What other instances have the most notable Lemmy instances defederated with
Why YSK: Choosing an instance with defederation policies you're most comfortable with is important to make your Fediverse experience smooth in the long run.
Here is a chart showing the defederation count of each instance.
You can get it by going to the instance's instance list and scrolling/Ctrl+Fing down to "Blocked Instances". To find the instance list, go to https://your-instance.url/instances, for example, https://lemmy.world/instances
If instance.c has defederated with instance.a and instance.b, instance.a can still comment and post on communities from instance.c—but neither instance.c nor instance.b can see those posts and comments.
Thank you for clearing that up. I feel like I've heard both yes and no to this question. Still learning everything so it's hard to recall what was correct. Also just want to say how cool it is that people don't make you feel dumb for being wrong here. That's one thing I will not miss about Reddit.
You can view beehaw through a browser. If you want to check for yourself. I did verify this by viewing the same community from beehaw and not just before commenting so I'm pretty certain I'm giving accurate information.
Welcome to Lemmy, I hope you enjoy your time here.
EDIT: upon further checking, what I have been saying seems to be inaccurate. It seems beehaw is no longer sharing posts, the newest beehaw post I can find in Lemmy.world is from 2 days ago. It is likely that 0.18.1 blocks post sharing to defederated instances.
So users in instance lemmy.world can see only the post in beehaw but not the comments in beehaw, because beehaw defederated from lemmy.world (one way only)? This actually creates more questions for me.
Why it is not possible to see beehaw users comments if lemmy.world has not defederated from beehaw?
Can I see comments on that post from users in instances that didn't defederate from lemmy.world? Can I reply to those users?
When you view any content on Lemmy, you are viewing and interacting with the local copy on your local instance.
Federation means that your instances's local copy should be up to date. Any changes or comments made on your local instance will be sent to the host's instance, to update the master copy there, which is then sent out all other instances.
Defederation cuts this off, leaving users only able to interact with their instance's local copy.
Posts are public.

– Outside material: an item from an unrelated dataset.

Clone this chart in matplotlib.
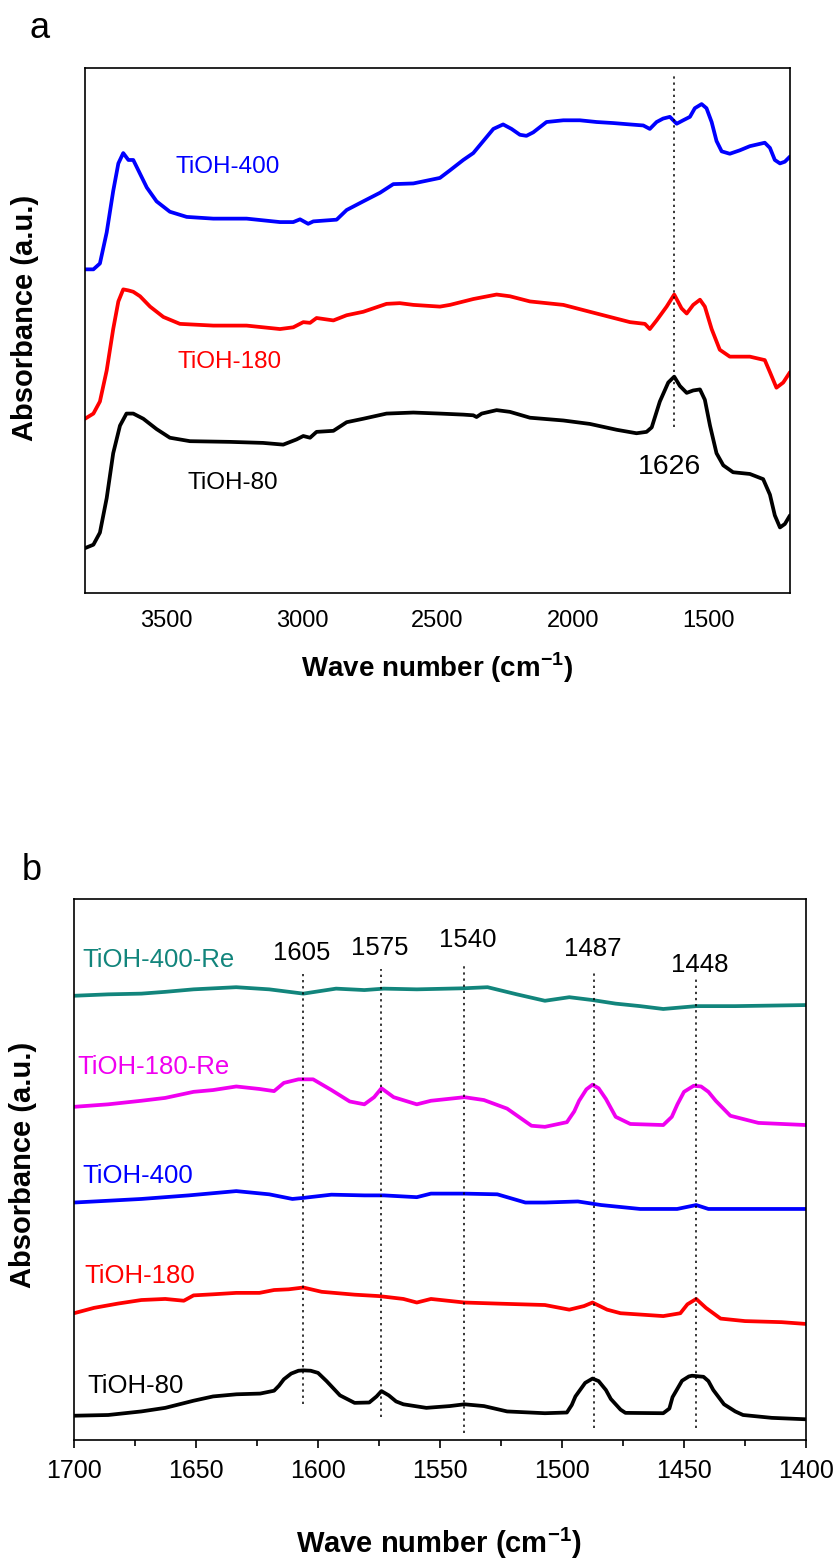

Any instance can download posts, so when Lemmy.world asks beehaw for new posts, it gets them so you can see all of beehaw's posts, and get your content.
Beehaw defederated with Lemmy.world, so beehaw is no longer requesting updated posts from Lemmy.world. So beehaw users will see increasingly out of date local versions of Lemmy.world communities if they try to view them.
Defederation also means that beehaw blocks anything that requires two-way communication, such as comments and votes. This is why beehaw will have mostly empty comment sections on Lemmy.world.
If you post or comment on a beehaw community, that interaction will not be federated. Beehaw will not get it, beehaw will not add it to the master copy.
But Lemmy.world added your content to its local copy. Other lemmy.world users will see it, but no one else. Even an instance in full federation with both, because instances only get updates from the master copy on the community's host. And defedrration means you cannot update the host's copy of the community.
This behavior is weird and confusing and not user friendly. I think future versions should treat one way defederated communities as unavailable or read only. Content that is out of date without explanation, or comments that go nowhere without an user-facing error message is not good ux.
My understanding is that we cannot. I've seen people talking about it maybe becoming a thing in the future, but right now the only option is to just go register your name on another instance. Alternatively, I guess you can host your own instance with just you (or a few friends I guess) and then you control what gets federated, but for me that seems like a little too much work right now. I may consider that in the future if I had more free time.
It was my understanding that defederation was a one way thing? So if instance A defederates instance B, A will not see anything from B but B could still see things from A?